Maybe, just maybe, dance/house music makes us feel good and forget our troubles for a few minutes. I know it does when I am on the dance floor. Maybe gay people are drawn to House instead of death metal because we have enough to worry about and we just want to feel happy.

I do have one gay friend who lacks the gay music gene. Michael does not own or get dance music and certainly not remixes. He thinks the regular radio version is just fine. I guess nothing is 100%.

With the exception of my best boogie friend Lauren and a gaggle of fag hags, straight people really are not moved by dance music the way gay people are. Sure they may know or like a dance song here or there but they do not blast dance music in their car when there is not a dance floor in sight.

Which brings us back to my original answer. There must be a gay music gene or something in the way gay people's brains are wired that makes us gravitate toward positive up beat music.

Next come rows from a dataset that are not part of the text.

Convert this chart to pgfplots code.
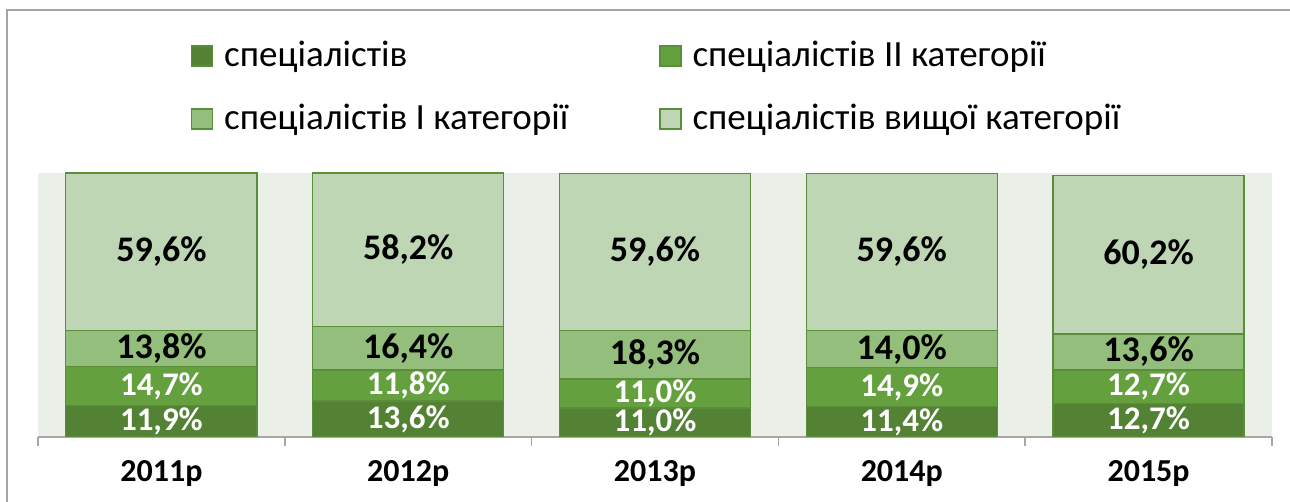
\documentclass[border=0pt]{standalone}
\usepackage{fontspec}
\setmainfont{Carlito}
\usepackage{pgfplots}
\usepackage{pgfplotstable}
\pgfplotsset{compat=1.18}
\definecolor{segA}{HTML}{548235}
\definecolor{segB}{HTML}{64A03E}
\definecolor{segC}{HTML}{93BE7B}
\definecolor{segD}{HTML}{BFD6B5}
\definecolor{barline}{HTML}{5A8E3A}
\definecolor{plotbg}{HTML}{EAEFE8}
\definecolor{frameGrey}{HTML}{A6A6A6}

% shares by year: a = спеціалістів, b = II кат., c = I кат., d = вищої кат.
\pgfplotstableread{
x a b c d
0 11.9 14.7 13.8 59.6
1 13.6 11.8 16.4 58.2
2 11.0 11.0 18.3 59.6
3 11.4 14.9 14.0 59.6
4 12.7 12.7 13.6 60.2
}\shares

\begin{document}
\begin{tikzpicture}
\useasboundingbox (0,0) rectangle (1290pt,502pt);
\draw[frameGrey, line width=1.5pt] (7pt,-5pt) -- (7pt,492pt) -- (1300pt,492pt);
\begin{axis}[
  at={(38pt,65pt)}, anchor=south west,
  scale only axis, width=1234pt, height=264pt,
  ybar stacked, bar width=191pt,
  xmin=-0.5, xmax=4.5, ymin=0, ymax=100,
  axis background/.style={fill=plotbg},
  axis x line=bottom, axis y line=none,
  x axis line style={-, draw=frameGrey, line width=1.5pt},
  xtick={0,1,2,3,4},
  xticklabels={2011р,2012р,2013р,2014р,2015р},
  minor xtick={-0.5,0.5,1.5,2.5,3.5,4.5},
  major tick length=0pt, minor tick length=9pt,
  tick align=outside,
  minor tick style={draw=frameGrey, line width=1.5pt},
  xticklabel style={font=\bfseries\fontsize{32}{38}\selectfont, yshift=-20pt},
  % stacked labels already sit at the middle of each segment
  every node near coord/.style={anchor=center},
  nodes near coords={\pgfmathprintnumber[fixed, fixed zerofill, precision=1, use comma, assume math mode=true]{\pgfplotspointmeta}\%},
  legend columns=2,
  legend style={draw=none, fill=none, at={(axis description cs:0.124,1.496)}, anchor=north west,
    inner sep=0pt, outer sep=0pt, row sep=31pt,
    font=\fontsize{37}{44}\selectfont,
    nodes={inner sep=0pt, text height=24pt, text depth=8pt, anchor=base west},
    /tikz/every odd column/.append style={column sep=11pt},
    /tikz/every even column/.append style={column sep=91pt}},
  legend image code/.code={\draw[#1, draw=barline, line width=1.2pt] (0pt,0pt) rectangle (21pt,20pt);},
]
\addplot[fill=segA, draw=barline, line width=1.2pt,
  nodes near coords style={white, font=\bfseries\fontsize{33}{38}\selectfont}]
  table[x=x, y=a] {\shares};
\addlegendentry{спеціалістів}
\addplot[fill=segB, draw=barline, line width=1.2pt,
  nodes near coords style={white, font=\bfseries\fontsize{33}{38}\selectfont}]
  table[x=x, y=b] {\shares};
\addlegendentry{спеціалістів II категорії}
\addplot[fill=segC, draw=barline, line width=1.2pt,
  nodes near coords style={black, font=\bfseries\fontsize{36}{42}\selectfont}]
  table[x=x, y=c] {\shares};
\addlegendentry{спеціалістів I категорії}
\addplot[fill=segD, draw=barline, line width=1.2pt,
  nodes near coords style={black, font=\bfseries\fontsize{36}{42}\selectfont}]
  table[x=x, y=d] {\shares};
\addlegendentry{спеціалістів вищої категорії}
\end{axis}
\end{tikzpicture}
\end{document}
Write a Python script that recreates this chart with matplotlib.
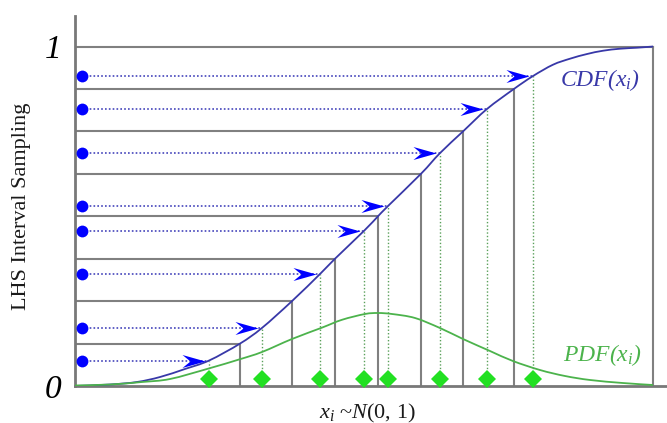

Of course this does not include Lesbians with their depressing, introspective folk of the likes of the Indigo Girls. But those Lesbians are in a class of their own. Maybe there is a Lesbian music gene that makes you like political folk rock and acoustic guitars?

In the end it all comes down to this quote form the late, great and immortal dance diva Sylvester: "Your ear has to be in your foot to not hear these girls can sing yall."